§ The request: Begin at the first line of the data and copy each line through the one containing "from matplotlib.ticker import", that line included, with no pictures.

§ Stored data:
★ ★ ★ ★

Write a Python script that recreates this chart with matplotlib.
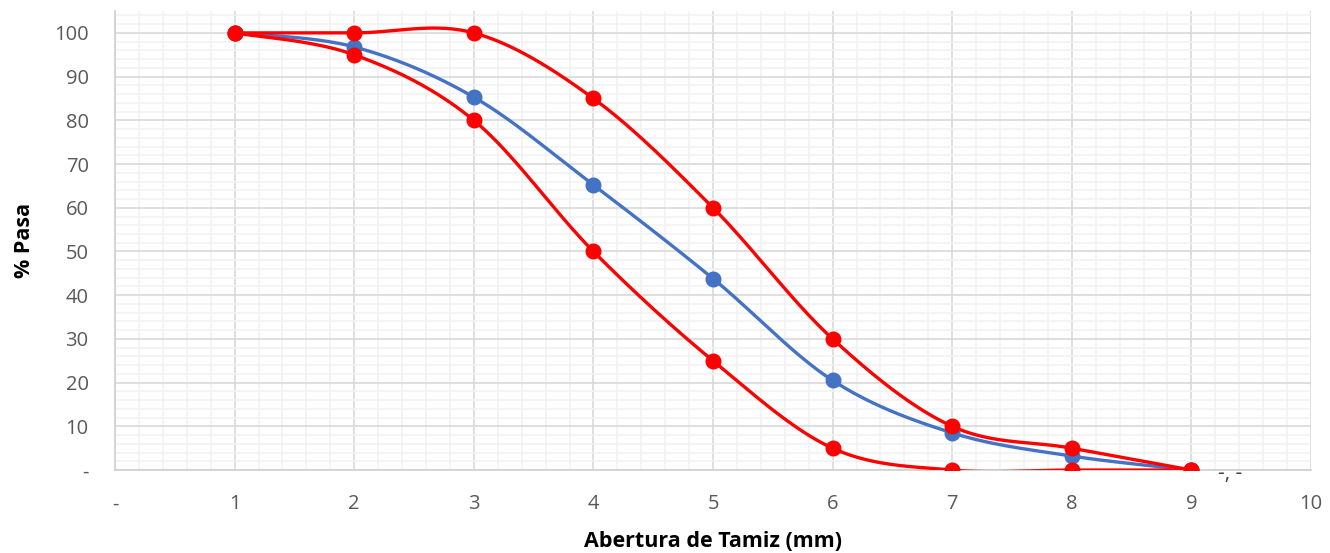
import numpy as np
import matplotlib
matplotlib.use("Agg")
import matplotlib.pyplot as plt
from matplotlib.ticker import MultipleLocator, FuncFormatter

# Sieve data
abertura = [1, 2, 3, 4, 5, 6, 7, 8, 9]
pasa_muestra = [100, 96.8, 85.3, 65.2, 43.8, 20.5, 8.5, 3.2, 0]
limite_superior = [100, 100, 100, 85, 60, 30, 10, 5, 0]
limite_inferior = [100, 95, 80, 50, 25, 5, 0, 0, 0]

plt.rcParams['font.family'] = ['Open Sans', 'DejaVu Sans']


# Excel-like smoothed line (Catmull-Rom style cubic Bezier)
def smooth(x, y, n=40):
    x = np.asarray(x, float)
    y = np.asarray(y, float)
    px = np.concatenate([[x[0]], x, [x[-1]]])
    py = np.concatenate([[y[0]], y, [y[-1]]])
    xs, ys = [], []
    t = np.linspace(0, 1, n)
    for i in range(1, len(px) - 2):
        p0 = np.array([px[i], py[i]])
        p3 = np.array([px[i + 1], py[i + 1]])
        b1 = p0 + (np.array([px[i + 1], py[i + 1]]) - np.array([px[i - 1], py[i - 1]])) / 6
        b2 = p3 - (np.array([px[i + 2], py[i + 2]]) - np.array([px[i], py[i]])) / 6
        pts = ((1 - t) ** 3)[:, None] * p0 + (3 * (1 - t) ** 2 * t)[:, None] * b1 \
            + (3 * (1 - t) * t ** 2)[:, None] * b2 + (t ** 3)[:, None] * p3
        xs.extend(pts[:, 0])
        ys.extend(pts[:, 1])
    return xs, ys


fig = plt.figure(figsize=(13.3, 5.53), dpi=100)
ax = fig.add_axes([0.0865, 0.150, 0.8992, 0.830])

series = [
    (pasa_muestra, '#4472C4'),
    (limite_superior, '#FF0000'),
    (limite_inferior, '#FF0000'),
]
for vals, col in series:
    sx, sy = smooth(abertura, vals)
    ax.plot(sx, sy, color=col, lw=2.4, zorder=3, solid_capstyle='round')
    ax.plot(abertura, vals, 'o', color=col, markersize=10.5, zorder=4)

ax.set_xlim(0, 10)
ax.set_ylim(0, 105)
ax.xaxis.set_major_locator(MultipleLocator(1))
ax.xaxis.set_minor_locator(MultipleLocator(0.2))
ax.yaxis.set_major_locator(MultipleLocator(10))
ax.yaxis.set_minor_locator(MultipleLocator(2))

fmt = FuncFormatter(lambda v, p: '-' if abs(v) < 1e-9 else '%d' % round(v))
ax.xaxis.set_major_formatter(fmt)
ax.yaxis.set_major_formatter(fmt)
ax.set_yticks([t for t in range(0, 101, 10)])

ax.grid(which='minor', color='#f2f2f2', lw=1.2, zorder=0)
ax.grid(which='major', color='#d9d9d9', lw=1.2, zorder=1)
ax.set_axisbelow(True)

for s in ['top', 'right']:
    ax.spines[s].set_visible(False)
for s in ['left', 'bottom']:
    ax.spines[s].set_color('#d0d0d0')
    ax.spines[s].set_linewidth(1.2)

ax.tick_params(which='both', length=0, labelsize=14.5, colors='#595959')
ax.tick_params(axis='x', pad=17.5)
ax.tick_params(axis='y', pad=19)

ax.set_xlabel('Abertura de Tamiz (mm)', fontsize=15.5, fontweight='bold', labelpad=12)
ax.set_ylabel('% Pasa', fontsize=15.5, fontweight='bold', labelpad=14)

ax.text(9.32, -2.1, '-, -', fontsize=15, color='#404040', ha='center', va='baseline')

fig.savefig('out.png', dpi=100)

★ ★ ★ ★

§ Correct output:
Write a Python script that recreates this chart with matplotlib.
import numpy as np
import matplotlib
matplotlib.use("Agg")
import matplotlib.pyplot as plt
from matplotlib.ticker import MultipleLocator, FuncFormatter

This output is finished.